Une star mondiale de la chanson croupit dans une prison française, une autre star du cinéma hollywoodien vient d’être arrêtée en Suisse. Pour l’un, c’est le silence, pour l’autre c’est un vrai tsunami...
C’est que les mots ont leur importance et qu’ils peuvent faire et défaire une situation. Prenons l’affaire qui a déclenché un vrai tsunami médiatico-politique cette semaine. Il s’agit de l’arrestation en Suisse de ce réalisateur de renommée mondiale qu’est Roman Polanski, poursuivi par la justice américaine pour pédophilie (les médias occidentaux disent «penchant sexuel» dans son cas). Cela s’est passé il y a trente années. Cela fait trente ans aussi que l’accusé a fui les Etats-Unis et leur justice. Il n’y a plus remis les pieds, vivant principalement à Paris dont il a pris la nationalité. Son arrestation a créé un tollé indescriptible dans certains médias occidentaux.
Des Etats aussi se sont élevés contre l’exécution du mandat d’arrêt américain. L’affaire a fait grand bruit en début de semaine pour se tasser et se voir carrément retirée du menu des rédactions en fin de semaine. Pour ne pas gêner les tractations qui ont commencé entre les «amis» du réalisateur et l’administration américaine. Mais qui est Polanski et qu’a-t-il commis? L’homme est né à Paris en 1933 d’un père juif polonais et d’une mère russe. Il a connu une enfance malheureuse de vagabond, gagnant sa subsistance dans le marché noir.
Ce qui ne lui laisse guère le temps d’aller à l’école. Mais la chance va lui sourire grâce au cinéma. Qu’il découvre à l’âge de 13 ans. Deux ans après, il décroche le rôle principal dans une pièce intitulée Le fils du régiment mis en scène par Joseph Karbowski. En 1962, à l’âge de 29 ans, il réalise son premier long métrage auquel il donne le titre Le couteau dans l’eau. Cela suffit pour sa consécration en obtenant l’Oscar du meilleur film à New York.
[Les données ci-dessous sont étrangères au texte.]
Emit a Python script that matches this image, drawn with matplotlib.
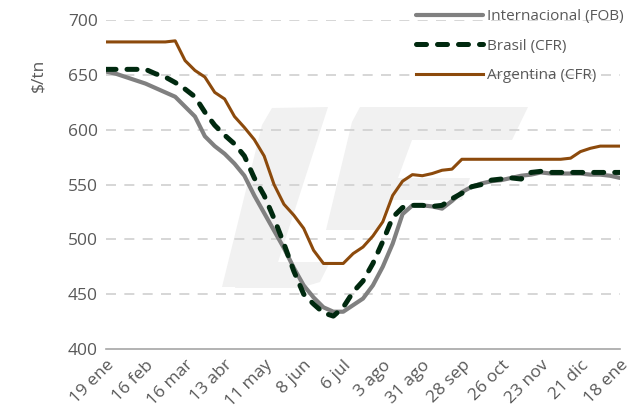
import matplotlib
matplotlib.use("Agg")
from matplotlib import pyplot as plt
from matplotlib.patches import Polygon

# weekly prices, 19 ene -> 18 ene (53 weeks)
weeks = list(range(53))
tick_labels = ["19 ene", "16 feb", "16 mar", "13 abr", "11 may", "8 jun", "6 jul",
               "3 ago", "31 ago", "28 sep", "26 oct", "23 nov", "21 dic", "18 ene"]

internacional = [653, 651, 648, 645, 642, 638, 634, 630, 621, 612,
                 594, 585, 578, 569, 558, 540, 524, 508, 492, 474,
                 458, 447, 438, 434, 434, 440, 446, 458, 475, 496,
                 523, 531, 531, 530, 528, 535, 543, 548, 551, 553,
                 554, 556, 558, 559, 561, 560, 560, 560, 560, 559,
                 559, 558, 556]

brasil = [655, 655, 655, 655, 655, 651, 648, 643, 637, 630,
          616, 604, 595, 587, 576, 556, 540, 519, 496, 471,
          450, 441, 433, 430, 438, 452, 462, 478, 498, 520,
          529, 531, 531, 530, 531, 537, 542, 548, 550, 554,
          555, 556, 555, 561, 562, 561, 561, 561, 561, 561,
          561, 561, 561]

argentina = [680, 680, 680, 680, 680, 680, 680, 681, 663, 654,
             648, 634, 628, 612, 602, 591, 576, 550, 532, 522,
             510, 490, 478, 478, 478, 487, 493, 503, 516, 540,
             553, 559, 558, 560, 563, 564, 573, 573, 573, 573,
             573, 573, 573, 573, 573, 573, 573, 574, 580, 583,
             585, 585, 585]

W, H = 636, 416
fig = plt.figure(figsize=(W / 100, H / 100), dpi=100)
plt.rcParams["font.family"] = ["Open Sans", "DejaVu Sans"]
ax = fig.add_axes([106 / W, 1 - 349 / H, (620 - 106) / W, (349 - 20) / H])
ax.patch.set_alpha(0)

# faint logo watermark behind the lines (figure pixel coords)
def px(pts):
    return [(x / W, 1 - y / H) for x, y in pts]

logo = [
    [(272, 108), (328, 107), (270, 287), (222, 287), (262, 125)],
    [(360, 107), (528, 107), (512, 140), (412, 140), (398, 178), (470, 178),
     (462, 200), (390, 200), (376, 230), (326, 230), (352, 122)],
    [(240, 262), (330, 262), (320, 282), (300, 288), (235, 288)],
]
for pts in logo:
    ax.add_patch(Polygon(px(pts), closed=True, facecolor="#f1f1f1", edgecolor="none",
                         transform=fig.transFigure, clip_on=False, zorder=0))

for v in [450, 500, 550, 600, 650, 700]:
    ax.axhline(v, color="#d0d0d0", lw=1.2, ls=(0, (6, 5)), zorder=1)

ax.plot(weeks, internacional, color="#808080", lw=3, solid_capstyle="round",
        solid_joinstyle="round", label="Internacional (FOB)", zorder=3)
ax.plot(weeks, brasil, color="#00290f", lw=3.6, dashes=(2.0, 2.2),
        dash_capstyle="round", dash_joinstyle="round", label="Brasil (CFR)", zorder=4)
ax.plot(weeks, argentina, color="#8c4a0c", lw=2.2, solid_joinstyle="round",
        label="Argentina (CFR)", zorder=5)

ax.set_xlim(0, 52)
ax.set_ylim(400, 700)
ax.set_yticks([400, 450, 500, 550, 600, 650, 700])
ax.set_xticks(range(0, 53, 4))
ax.set_xticklabels(tick_labels, rotation=45, ha="right", rotation_mode="anchor")
ax.tick_params(length=0, labelsize=12.5, colors="#595959", pad=6)

for s in ["top", "right", "left"]:
    ax.spines[s].set_visible(False)
ax.spines["bottom"].set_color("#a6a6a6")
ax.spines["bottom"].set_linewidth(1.2)

fig.text(38 / W, 1 - 75 / H, "$/tn", rotation=90, ha="center", va="center",
         fontsize=12.5, color="#595959")

fig.legend(loc="upper left", bbox_to_anchor=(410 / W, 1 - 3 / H), frameon=False,
           fontsize=11, labelcolor="#595959", handlelength=4.4, handletextpad=0.25,
           labelspacing=0.95, borderaxespad=0)

fig.savefig("out.png", dpi=100)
En 1968, il épouse la célèbre comédienne américaine Sharon Tate qui se fera assassiner avec quatre de ses amis en Californie par des membres d’une secte dont le tristement célèbre gourou était Charles Manson. En 1977, au summum de sa gloire, Polanski est poursuivi par la justice américaine pour «viol sur une mineure de 13 ans». Libéré sous caution après 47 jours passés en détention, il en profite pour fuir et rejoindre la France dont il possède la nationalité.
Il ne nie pas les faits mais refuse l’accusation de «viol» car selon lui, la victime «était consentante» (rappel non inutile que la fillette en question n’avait que 13 ans). Il accepte à la place, le chef d’accusation de «détournement de mineure». Une reconnaissance du crime ineffaçable. Depuis sa fuite, Polanski vivait librement. Voyageait en Europe le plus normalement du monde malgré le mandat d’arrêt lancé contre lui. Jusqu’à cette semaine où il s’est fait arrêter par les policiers suisses à sa descente d’avion. Voilà l’affaire brièvement exposée. Mais qu’avons-nous entendu dire les ténors des médias et de la politique de certaines capitales européennes? Pas une seule fois le mot «pédophile» n’a été utilisé. L’enfant victime est devenue «une jeune femme consentante».
De plus, elle lui aurait «pardonné». On a entendu parler de «prescriptibilité» pour des faits remontant à 30 ans alors que cela n’existe pas aux Etats-Unis. On a presque entendu que les Etats-Unis n’étaient plus un Etat de droit puisque «la peine de mort» y a été toujours appliquée. On a entendu la Suisse se faire traiter de tous les noms d’oiseaux pour avoir exécuté le mandat d’arrêt. Le nouveau ministre français de la Culture, Frédéric Mitterrand, n’a pas hésité à joindre sa voix à celles des «offusqués» qui défendent la culture en général et les artistes en particulier. Personne n’a dû dire à Mitterrand que, dans une prison française, croupit depuis un certain temps une autre star mondiale de la culture. Cette star s’appelle Mami. Ce n’est pas un pédophile. Certes, il a fui un moment la justice française mais il s’est ressaisi et est revenu se présenter de lui-même à son procès. Il n’a eu droit à aucune solidarité des hommes et femmes de culture.
Peut-être que vous, M.Mitterrand, qui venez à peine d’arriver, allez-vous montrer la même solidarité pour Cheb Mami que pour Polanski et vous dresser contre ces attitudes de deux poids, deux mesures? Osons y croire!